--- BEGIN ---

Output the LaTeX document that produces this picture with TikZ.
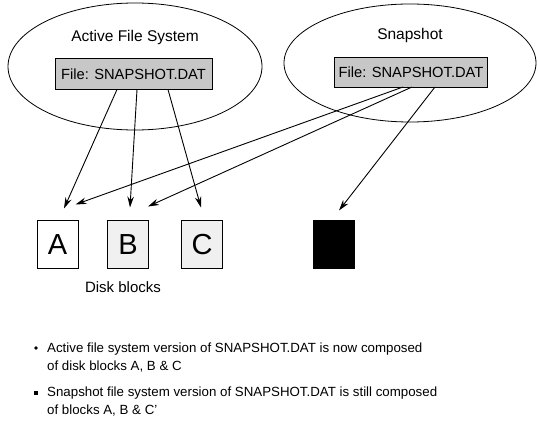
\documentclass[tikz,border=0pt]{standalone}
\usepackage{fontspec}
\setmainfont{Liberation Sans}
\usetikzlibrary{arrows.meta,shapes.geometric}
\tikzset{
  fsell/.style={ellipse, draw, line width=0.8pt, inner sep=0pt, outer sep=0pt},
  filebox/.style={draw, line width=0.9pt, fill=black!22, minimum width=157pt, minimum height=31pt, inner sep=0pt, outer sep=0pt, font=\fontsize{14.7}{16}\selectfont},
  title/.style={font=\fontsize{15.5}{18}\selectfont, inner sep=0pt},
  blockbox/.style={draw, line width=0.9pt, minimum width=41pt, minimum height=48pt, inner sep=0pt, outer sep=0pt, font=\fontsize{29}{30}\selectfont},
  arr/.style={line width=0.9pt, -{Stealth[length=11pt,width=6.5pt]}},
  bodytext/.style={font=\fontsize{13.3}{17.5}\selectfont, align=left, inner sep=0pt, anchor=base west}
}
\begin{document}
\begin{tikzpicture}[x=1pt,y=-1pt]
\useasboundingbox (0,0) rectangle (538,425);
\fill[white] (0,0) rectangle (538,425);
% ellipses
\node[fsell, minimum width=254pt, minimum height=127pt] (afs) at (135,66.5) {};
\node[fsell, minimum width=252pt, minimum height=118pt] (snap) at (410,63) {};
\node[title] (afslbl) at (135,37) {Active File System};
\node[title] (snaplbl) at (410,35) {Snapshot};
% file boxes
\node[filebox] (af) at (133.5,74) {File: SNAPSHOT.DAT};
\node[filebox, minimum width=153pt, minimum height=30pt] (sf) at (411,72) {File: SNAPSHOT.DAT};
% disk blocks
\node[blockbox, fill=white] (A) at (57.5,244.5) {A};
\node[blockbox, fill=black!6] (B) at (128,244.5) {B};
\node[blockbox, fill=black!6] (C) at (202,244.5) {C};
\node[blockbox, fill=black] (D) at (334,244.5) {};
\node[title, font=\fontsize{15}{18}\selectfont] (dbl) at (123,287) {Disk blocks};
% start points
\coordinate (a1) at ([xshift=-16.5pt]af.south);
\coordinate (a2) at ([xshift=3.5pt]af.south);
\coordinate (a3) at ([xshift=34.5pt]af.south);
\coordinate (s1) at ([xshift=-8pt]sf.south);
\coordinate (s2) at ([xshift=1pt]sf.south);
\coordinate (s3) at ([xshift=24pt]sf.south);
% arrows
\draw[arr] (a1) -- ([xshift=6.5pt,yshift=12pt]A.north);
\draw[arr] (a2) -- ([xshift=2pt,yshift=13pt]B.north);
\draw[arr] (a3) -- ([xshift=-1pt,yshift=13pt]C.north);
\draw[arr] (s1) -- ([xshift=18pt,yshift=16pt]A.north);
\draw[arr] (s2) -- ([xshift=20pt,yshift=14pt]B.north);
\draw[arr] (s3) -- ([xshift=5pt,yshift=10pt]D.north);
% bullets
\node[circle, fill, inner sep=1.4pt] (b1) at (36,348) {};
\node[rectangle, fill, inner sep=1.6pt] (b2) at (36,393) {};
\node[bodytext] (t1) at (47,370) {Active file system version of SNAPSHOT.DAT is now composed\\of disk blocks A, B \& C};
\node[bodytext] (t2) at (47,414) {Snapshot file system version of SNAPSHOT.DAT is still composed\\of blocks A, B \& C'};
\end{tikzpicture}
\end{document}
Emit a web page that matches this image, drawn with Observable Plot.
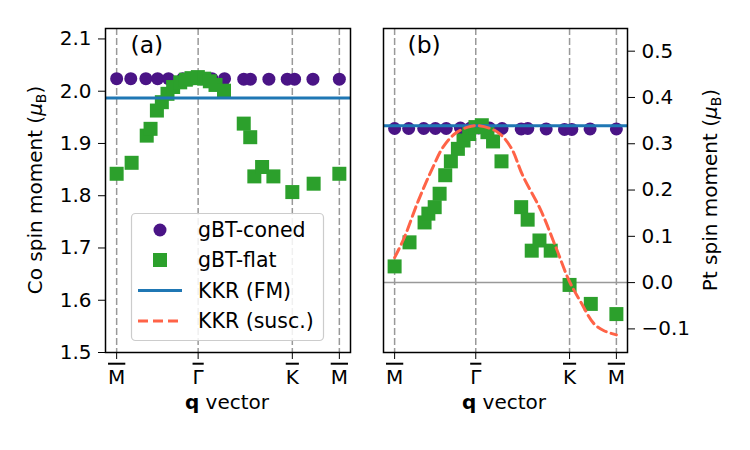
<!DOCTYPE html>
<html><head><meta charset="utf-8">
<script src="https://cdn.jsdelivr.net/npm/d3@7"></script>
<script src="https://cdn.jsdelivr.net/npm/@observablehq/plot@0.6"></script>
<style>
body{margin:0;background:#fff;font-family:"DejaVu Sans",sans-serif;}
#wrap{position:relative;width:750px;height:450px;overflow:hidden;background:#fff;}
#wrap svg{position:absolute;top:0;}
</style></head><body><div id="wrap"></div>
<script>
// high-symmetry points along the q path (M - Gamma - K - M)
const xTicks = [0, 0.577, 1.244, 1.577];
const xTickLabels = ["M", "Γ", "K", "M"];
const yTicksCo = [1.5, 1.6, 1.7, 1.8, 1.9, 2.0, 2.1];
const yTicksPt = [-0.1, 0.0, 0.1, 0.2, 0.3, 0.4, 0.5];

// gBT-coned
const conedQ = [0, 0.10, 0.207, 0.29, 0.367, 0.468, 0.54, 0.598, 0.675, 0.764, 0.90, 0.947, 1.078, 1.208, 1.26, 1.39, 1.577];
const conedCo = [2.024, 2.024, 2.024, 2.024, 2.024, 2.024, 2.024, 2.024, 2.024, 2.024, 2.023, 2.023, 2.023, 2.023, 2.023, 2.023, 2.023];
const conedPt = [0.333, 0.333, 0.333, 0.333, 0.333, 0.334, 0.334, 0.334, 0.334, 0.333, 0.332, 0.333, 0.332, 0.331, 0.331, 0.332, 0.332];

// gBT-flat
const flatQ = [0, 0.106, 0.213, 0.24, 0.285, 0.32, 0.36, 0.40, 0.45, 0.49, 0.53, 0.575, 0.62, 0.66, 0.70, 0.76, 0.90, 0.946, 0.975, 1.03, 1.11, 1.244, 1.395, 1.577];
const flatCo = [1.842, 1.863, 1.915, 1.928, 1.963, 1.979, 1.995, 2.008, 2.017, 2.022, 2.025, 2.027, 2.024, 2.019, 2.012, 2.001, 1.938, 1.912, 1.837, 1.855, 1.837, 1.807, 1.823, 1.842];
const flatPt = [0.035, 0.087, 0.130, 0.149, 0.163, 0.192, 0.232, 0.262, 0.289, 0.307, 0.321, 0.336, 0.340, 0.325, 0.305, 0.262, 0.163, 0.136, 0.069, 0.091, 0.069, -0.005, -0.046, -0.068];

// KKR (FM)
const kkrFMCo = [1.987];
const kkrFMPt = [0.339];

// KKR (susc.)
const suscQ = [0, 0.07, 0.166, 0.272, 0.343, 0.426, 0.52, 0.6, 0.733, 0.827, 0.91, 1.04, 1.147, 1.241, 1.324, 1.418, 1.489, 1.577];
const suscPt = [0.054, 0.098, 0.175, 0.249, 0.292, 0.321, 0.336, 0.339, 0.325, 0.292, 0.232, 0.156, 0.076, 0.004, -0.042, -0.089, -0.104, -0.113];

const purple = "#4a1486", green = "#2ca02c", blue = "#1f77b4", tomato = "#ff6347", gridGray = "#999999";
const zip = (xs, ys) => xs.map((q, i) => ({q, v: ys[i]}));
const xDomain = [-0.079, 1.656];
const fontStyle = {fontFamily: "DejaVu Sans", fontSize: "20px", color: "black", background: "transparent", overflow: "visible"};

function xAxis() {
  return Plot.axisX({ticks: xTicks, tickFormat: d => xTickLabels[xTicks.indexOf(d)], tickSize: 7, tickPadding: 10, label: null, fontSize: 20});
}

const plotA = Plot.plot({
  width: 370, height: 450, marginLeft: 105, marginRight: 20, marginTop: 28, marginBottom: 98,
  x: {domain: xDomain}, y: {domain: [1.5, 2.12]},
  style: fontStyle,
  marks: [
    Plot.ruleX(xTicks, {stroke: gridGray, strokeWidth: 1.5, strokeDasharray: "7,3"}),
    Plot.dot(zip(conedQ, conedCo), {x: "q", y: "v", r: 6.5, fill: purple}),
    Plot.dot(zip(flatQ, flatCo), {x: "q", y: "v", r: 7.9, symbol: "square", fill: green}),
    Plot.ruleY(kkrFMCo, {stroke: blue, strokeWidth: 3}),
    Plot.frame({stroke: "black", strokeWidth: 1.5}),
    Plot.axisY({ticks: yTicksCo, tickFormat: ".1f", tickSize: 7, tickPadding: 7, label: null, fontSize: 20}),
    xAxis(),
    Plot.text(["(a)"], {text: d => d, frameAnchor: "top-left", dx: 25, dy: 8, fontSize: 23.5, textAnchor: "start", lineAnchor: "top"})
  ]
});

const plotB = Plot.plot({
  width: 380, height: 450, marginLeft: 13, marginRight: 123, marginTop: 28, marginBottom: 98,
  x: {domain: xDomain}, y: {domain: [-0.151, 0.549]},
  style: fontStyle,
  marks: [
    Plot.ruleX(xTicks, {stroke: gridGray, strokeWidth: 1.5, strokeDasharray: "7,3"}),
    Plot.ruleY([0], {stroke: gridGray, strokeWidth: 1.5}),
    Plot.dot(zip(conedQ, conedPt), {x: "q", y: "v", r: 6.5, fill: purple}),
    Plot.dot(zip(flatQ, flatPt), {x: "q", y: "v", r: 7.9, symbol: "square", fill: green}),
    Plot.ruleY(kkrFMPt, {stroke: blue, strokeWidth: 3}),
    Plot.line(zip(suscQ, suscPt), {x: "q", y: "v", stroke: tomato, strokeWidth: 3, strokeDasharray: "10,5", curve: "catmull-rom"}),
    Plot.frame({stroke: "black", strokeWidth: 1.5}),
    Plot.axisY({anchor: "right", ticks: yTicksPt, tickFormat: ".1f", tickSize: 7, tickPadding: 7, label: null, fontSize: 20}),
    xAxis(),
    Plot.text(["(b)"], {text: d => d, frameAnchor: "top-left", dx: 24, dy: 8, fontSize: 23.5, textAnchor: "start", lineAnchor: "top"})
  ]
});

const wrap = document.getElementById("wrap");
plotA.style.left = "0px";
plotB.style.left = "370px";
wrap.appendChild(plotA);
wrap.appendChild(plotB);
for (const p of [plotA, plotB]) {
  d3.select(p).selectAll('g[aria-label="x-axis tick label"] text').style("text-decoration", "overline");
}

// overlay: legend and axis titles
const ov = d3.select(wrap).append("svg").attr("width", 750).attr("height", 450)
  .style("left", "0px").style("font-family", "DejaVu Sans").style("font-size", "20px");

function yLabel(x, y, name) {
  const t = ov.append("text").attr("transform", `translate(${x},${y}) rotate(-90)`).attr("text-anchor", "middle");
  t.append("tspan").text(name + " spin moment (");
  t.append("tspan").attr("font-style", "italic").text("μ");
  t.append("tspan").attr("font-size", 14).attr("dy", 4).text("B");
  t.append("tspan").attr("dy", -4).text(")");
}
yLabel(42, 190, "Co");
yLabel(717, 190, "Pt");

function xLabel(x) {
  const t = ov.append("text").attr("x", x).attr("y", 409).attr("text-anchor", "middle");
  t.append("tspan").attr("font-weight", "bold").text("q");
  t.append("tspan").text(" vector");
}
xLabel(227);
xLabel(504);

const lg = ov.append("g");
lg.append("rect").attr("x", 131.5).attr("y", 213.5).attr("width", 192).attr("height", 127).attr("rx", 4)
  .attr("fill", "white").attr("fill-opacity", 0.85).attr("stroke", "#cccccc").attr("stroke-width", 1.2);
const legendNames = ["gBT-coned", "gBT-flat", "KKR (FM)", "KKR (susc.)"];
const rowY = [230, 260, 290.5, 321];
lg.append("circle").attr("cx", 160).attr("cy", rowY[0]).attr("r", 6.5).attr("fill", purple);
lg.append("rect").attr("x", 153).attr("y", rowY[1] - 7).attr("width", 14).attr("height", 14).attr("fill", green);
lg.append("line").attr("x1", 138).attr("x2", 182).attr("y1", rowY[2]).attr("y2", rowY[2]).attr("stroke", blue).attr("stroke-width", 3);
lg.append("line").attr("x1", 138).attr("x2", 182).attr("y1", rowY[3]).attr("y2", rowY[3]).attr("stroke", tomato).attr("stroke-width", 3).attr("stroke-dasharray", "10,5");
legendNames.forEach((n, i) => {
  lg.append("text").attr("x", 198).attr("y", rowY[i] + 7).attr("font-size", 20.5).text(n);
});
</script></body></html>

--- END ---
--- BEGIN ---

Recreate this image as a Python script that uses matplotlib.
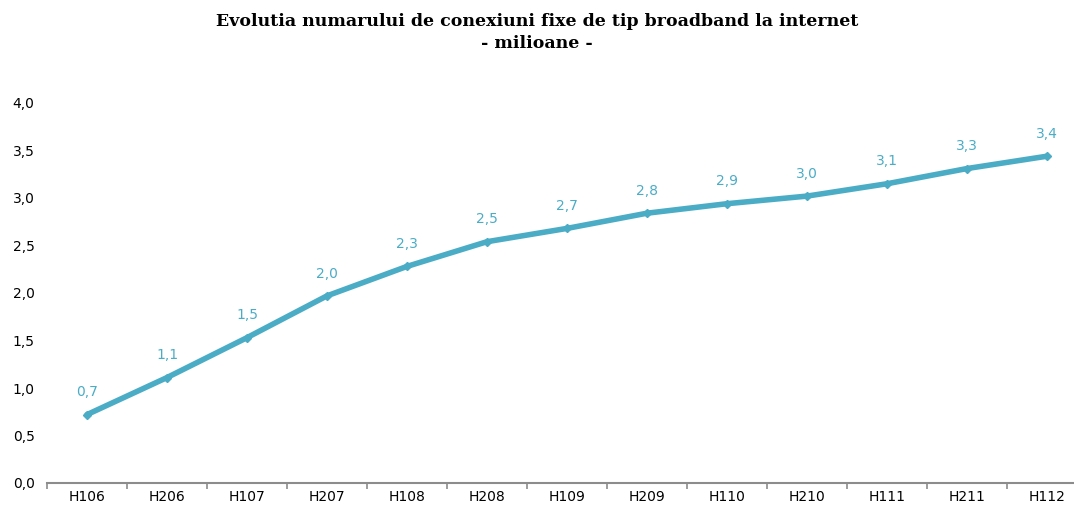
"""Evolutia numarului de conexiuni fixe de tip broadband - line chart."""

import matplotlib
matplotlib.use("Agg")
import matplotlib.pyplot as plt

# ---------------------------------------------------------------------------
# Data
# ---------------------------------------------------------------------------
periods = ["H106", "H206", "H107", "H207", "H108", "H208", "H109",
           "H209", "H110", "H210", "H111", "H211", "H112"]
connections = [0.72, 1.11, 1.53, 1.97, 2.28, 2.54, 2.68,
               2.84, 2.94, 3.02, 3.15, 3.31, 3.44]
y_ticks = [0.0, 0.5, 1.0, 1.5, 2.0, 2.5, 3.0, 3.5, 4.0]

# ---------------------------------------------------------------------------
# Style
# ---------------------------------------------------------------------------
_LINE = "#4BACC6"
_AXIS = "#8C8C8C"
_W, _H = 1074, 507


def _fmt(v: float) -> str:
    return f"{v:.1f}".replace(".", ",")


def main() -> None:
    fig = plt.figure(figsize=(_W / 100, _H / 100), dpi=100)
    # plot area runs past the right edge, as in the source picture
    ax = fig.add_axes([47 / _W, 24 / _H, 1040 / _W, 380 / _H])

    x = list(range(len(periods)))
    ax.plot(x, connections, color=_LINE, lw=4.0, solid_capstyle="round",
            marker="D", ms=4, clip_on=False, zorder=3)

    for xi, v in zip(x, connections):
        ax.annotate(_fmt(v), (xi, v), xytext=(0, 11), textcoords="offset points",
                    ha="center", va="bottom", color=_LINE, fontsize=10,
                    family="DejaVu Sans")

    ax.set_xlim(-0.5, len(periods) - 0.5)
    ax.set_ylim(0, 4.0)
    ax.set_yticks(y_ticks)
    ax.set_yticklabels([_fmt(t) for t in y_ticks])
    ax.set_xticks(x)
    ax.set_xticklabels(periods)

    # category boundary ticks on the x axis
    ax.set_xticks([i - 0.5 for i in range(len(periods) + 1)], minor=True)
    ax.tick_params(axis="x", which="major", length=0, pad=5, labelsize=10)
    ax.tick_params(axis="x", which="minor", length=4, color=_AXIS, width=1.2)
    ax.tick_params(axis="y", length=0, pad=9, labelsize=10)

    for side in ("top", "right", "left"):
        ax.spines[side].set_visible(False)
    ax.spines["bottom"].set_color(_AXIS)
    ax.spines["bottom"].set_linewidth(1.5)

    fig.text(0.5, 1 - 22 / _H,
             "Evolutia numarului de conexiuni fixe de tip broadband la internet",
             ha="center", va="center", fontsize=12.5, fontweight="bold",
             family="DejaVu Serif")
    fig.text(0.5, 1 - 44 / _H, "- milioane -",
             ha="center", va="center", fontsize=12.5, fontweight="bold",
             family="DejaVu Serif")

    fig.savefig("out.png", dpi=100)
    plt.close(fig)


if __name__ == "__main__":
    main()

--- END ---
--- BEGIN ---

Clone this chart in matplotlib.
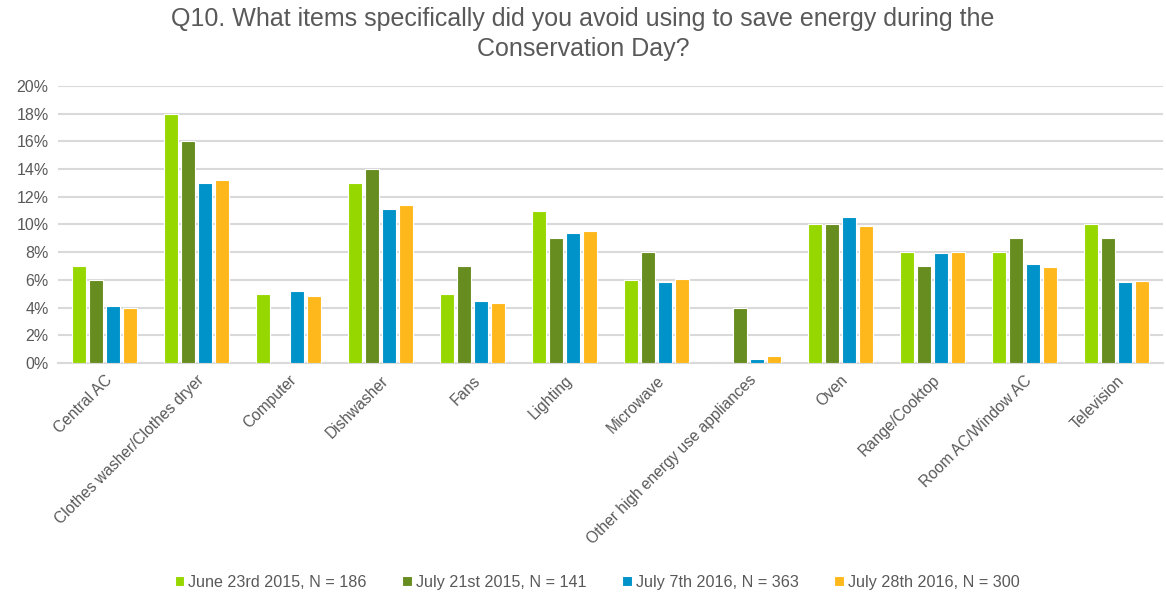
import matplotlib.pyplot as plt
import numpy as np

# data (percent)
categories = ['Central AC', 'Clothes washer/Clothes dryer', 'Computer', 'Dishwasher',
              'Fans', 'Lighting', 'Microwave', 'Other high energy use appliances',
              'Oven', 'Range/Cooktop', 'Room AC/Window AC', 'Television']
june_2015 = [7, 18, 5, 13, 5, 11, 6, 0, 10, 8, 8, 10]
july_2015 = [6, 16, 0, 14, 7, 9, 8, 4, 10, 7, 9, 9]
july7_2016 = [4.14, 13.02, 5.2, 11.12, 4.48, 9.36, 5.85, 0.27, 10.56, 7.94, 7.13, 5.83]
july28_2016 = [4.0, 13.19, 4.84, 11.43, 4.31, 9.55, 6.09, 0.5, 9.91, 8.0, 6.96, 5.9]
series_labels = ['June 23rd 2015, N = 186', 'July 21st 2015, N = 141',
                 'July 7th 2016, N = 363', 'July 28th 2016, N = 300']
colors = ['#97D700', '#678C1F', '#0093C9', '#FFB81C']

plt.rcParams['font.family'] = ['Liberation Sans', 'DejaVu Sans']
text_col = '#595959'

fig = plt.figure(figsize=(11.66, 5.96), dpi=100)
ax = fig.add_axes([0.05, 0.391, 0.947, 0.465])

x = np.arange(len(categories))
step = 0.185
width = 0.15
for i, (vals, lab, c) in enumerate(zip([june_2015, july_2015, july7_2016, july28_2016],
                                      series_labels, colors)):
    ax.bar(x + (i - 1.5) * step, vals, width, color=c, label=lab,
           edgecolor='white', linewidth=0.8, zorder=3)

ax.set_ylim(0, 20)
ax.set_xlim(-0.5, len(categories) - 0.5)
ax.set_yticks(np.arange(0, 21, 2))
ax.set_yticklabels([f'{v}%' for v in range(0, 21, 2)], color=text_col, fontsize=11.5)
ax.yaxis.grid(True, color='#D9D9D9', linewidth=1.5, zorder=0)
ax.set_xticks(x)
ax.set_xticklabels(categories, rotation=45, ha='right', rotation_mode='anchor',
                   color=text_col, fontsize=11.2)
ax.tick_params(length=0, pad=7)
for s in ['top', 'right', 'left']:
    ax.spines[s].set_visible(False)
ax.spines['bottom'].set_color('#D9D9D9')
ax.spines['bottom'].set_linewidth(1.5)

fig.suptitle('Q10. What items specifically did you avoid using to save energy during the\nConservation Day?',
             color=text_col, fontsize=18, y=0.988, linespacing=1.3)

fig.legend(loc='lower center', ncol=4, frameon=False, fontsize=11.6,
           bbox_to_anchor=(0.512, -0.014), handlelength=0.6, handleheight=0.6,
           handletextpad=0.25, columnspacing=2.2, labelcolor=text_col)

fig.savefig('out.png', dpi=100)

--- END ---

**Job:** Without the pictures, write out exactly the lines from the one that has "Emit a web page" down to the one that has "const kkrFMPt = [0.339];", both included.

**The result:**
Emit a web page that matches this image, drawn with Observable Plot.
<!DOCTYPE html>
<html><head><meta charset="utf-8">
<script src="https://cdn.jsdelivr.net/npm/d3@7"></script>
<script src="https://cdn.jsdelivr.net/npm/@observablehq/plot@0.6"></script>
<style>
body{margin:0;background:#fff;font-family:"DejaVu Sans",sans-serif;}
#wrap{position:relative;width:750px;height:450px;overflow:hidden;background:#fff;}
#wrap svg{position:absolute;top:0;}
</style></head><body><div id="wrap"></div>
<script>
// high-symmetry points along the q path (M - Gamma - K - M)
const xTicks = [0, 0.577, 1.244, 1.577];
const xTickLabels = ["M", "Γ", "K", "M"];
const yTicksCo = [1.5, 1.6, 1.7, 1.8, 1.9, 2.0, 2.1];
const yTicksPt = [-0.1, 0.0, 0.1, 0.2, 0.3, 0.4, 0.5];

// gBT-coned
const conedQ = [0, 0.10, 0.207, 0.29, 0.367, 0.468, 0.54, 0.598, 0.675, 0.764, 0.90, 0.947, 1.078, 1.208, 1.26, 1.39, 1.577];
const conedCo = [2.024, 2.024, 2.024, 2.024, 2.024, 2.024, 2.024, 2.024, 2.024, 2.024, 2.023, 2.023, 2.023, 2.023, 2.023, 2.023, 2.023];
const conedPt = [0.333, 0.333, 0.333, 0.333, 0.333, 0.334, 0.334, 0.334, 0.334, 0.333, 0.332, 0.333, 0.332, 0.331, 0.331, 0.332, 0.332];

// gBT-flat
const flatQ = [0, 0.106, 0.213, 0.24, 0.285, 0.32, 0.36, 0.40, 0.45, 0.49, 0.53, 0.575, 0.62, 0.66, 0.70, 0.76, 0.90, 0.946, 0.975, 1.03, 1.11, 1.244, 1.395, 1.577];
const flatCo = [1.842, 1.863, 1.915, 1.928, 1.963, 1.979, 1.995, 2.008, 2.017, 2.022, 2.025, 2.027, 2.024, 2.019, 2.012, 2.001, 1.938, 1.912, 1.837, 1.855, 1.837, 1.807, 1.823, 1.842];
const flatPt = [0.035, 0.087, 0.130, 0.149, 0.163, 0.192, 0.232, 0.262, 0.289, 0.307, 0.321, 0.336, 0.340, 0.325, 0.305, 0.262, 0.163, 0.136, 0.069, 0.091, 0.069, -0.005, -0.046, -0.068];

// KKR (FM)
const kkrFMCo = [1.987];
const kkrFMPt = [0.339];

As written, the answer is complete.